- По мне, мужики, чего ни делается, все к лучшему, сунут нашим корешам от силы по пятерику за соучастие, детский срок, плевое дело, день-ночь, сутки прочь, не заметят, как дернут с вещами на выход, зато поумнеют, за одного зэка теперь, говорят, двух беков дают. - Он повернулся было к Федору за поддержкой. - Правильно я говорю, солдат?
Но тому было уже не до него. Явь кружилась перед ним цветной каруселью, и в ней - в этой карусели - он внезапно выделил для себя тихое лицо Любы. Прислонясь к дверному косяку, она отрешенно устремлялась к нему широко распахнутыми глазами, и от этого ее долгого взгляда размякшая душа его еще более оттаивала и смирялась. "И кто ее только такую выдумал, радостно обмирал он, - без огня светится!"
4
По росистой траве бежала девушка, девчонка, почти ребенок, держа в руках тряпочные тапочки и размахивая ими в такт своему движению; она бежала, высоко запрокинув голову и жмурясь от солнца; тихое, обрызганное россыпью веснушек лицо ее млело от бега, льняные волосы у нее за спиной тянулись ей вслед, наподобие шлейфа, и ситцевое платьице на ней плескалось и стекало к ногам цветастой памятью, - бежала так раскованно и легко, будто не касалась земли, а плыла в воздухе, осиянная безоблачной благодатью, а кругом нее томились в майском соцветии поле и лес, курилась ватным туманцем большая река, исходила в гудках и лязге пропахшая дымным перегаром железная магистраль, но девушке, девочке, полуребенку было ни до чего: сейчас она смотрела только в себя, вглядываясь лишь в то, что потаенно вызревало в ней, росло и, словно побег сквозь твердь, упрямо пробивалось к свету.
Люба, Любаня, Любовь Николаевна!
ГЛАВА ЧЕТВЕРТАЯ
1
Его мучили старческие немощи. Они навалились на него внезапно, вдруг, как бы из-за угла. Казалось, еще вчера не на что было пожаловаться: он поднимался около полудня в бодрой готовности провести следующие шестнадцать часов в каторжном круговороте встреч, заседаний, телефонных переговоров. Его никогда не покидала уверенность в предназначенном ему долголе-тии, что укреплялось в нем ходячими легендами о невероятной кавказской живучести. Он скрупулезно собирал сведения обо всех долгожителях на земле, и услужливые писаки, зная эту его слабость, чуть ли не каждый день публиковали в печати соответствующие факты. Всякое открытие в этой области становилось предметом его тщательного изучения. И когда одна бывшая медсестра из околоподпольных девиц, которых, кстати сказать, он всю жизнь недолюб-ливал за их восторженную болтливость, доказала чудодейственное влияние содовых ванн на омоложение организма, ее, по его приказу, наделили всеми мыслимыми степенями и премиями.
Но однажды утром он проснулся от обморочного сердцебиения.

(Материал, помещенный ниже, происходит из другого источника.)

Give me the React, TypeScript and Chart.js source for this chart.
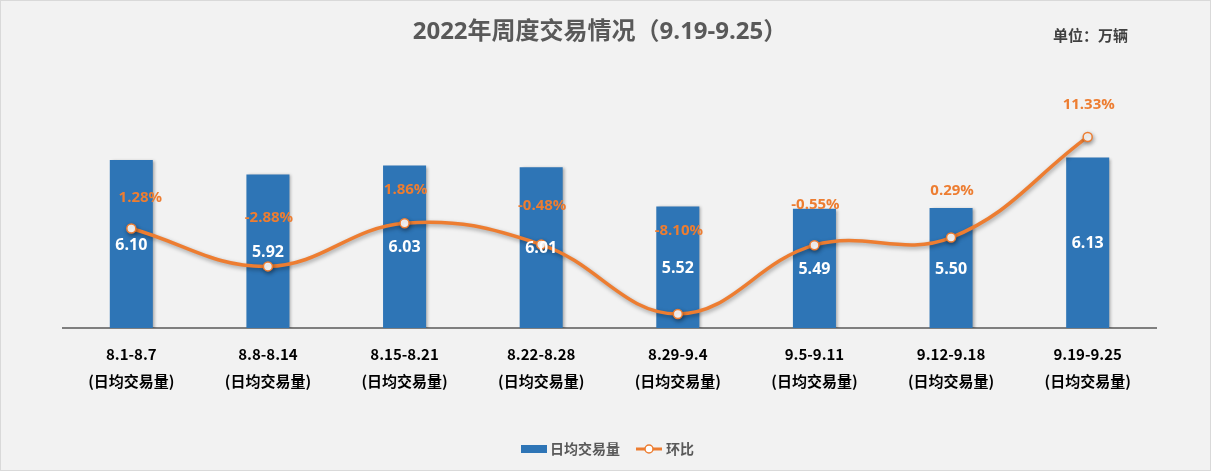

Голова тошнотворно кружилась, в кончиках пальцев зудело и покалывало. В течение дня затем ныло в висках и отчаянно мерзли ноги. С тех пор недомогания не оставляли его: то ни с того, ни с сего изменяло зрение, то в самый неподходящий момент ватно немели конечности, а то вдруг, стоило неловко повернуться, принималось судорожно сводить спину и шею. Не помогали ни содовые ванны по рецепту бывшей медсестры, вырулившей с его помощью в медицинские академики, ни умерен-ность в питье и курении, ни вороватая, втайне от приближенных, гимнастика после сна: он разваливался на глазах у самого себя.
Докторов он не любил и побаивался. И не то что бы его пугала вероятность козней, заговора, злого умысла, - пусть поверженный враг утешается этой версией, тем более, что сам он, поддерживая эту версию, в нужный момент извлекал из нее свою политическую выгоду. К тому же, в жестокой борьбе за лидерство он сумел давно обезвредить свое ближайшее окружение. Медицина претила ему опасностью постороннего проникновения в его потаенную жизнь. Всякий изъян, недостаток, недуг мог сделаться в руках умного противника оружием против него - мало этого, он и сам не имел большой охоты особо просвещаться на этот счет, так ему было проще. Как-то, еще в двадцатых годах, он доверился одному бородачу-невропатологу, тот поставил дурацкий диагноз, проникший в зарубежную прессу, пришлось расхлебывать эту кашу через ГПУ, а потом, дабы надежнее застраховаться, отделываться и от тех, кто расхлебывал. В докторах он презирал также их неистребимое чистоплюйство, из-за которого у него чуть было не провалилось несколько важнейших политических акций. По его твердому убеждению, лучше было обходиться без них, придерживаясь проверенного временем правила: никого не подпускать к себе ближе, чем это диктуется насущной необходимостью.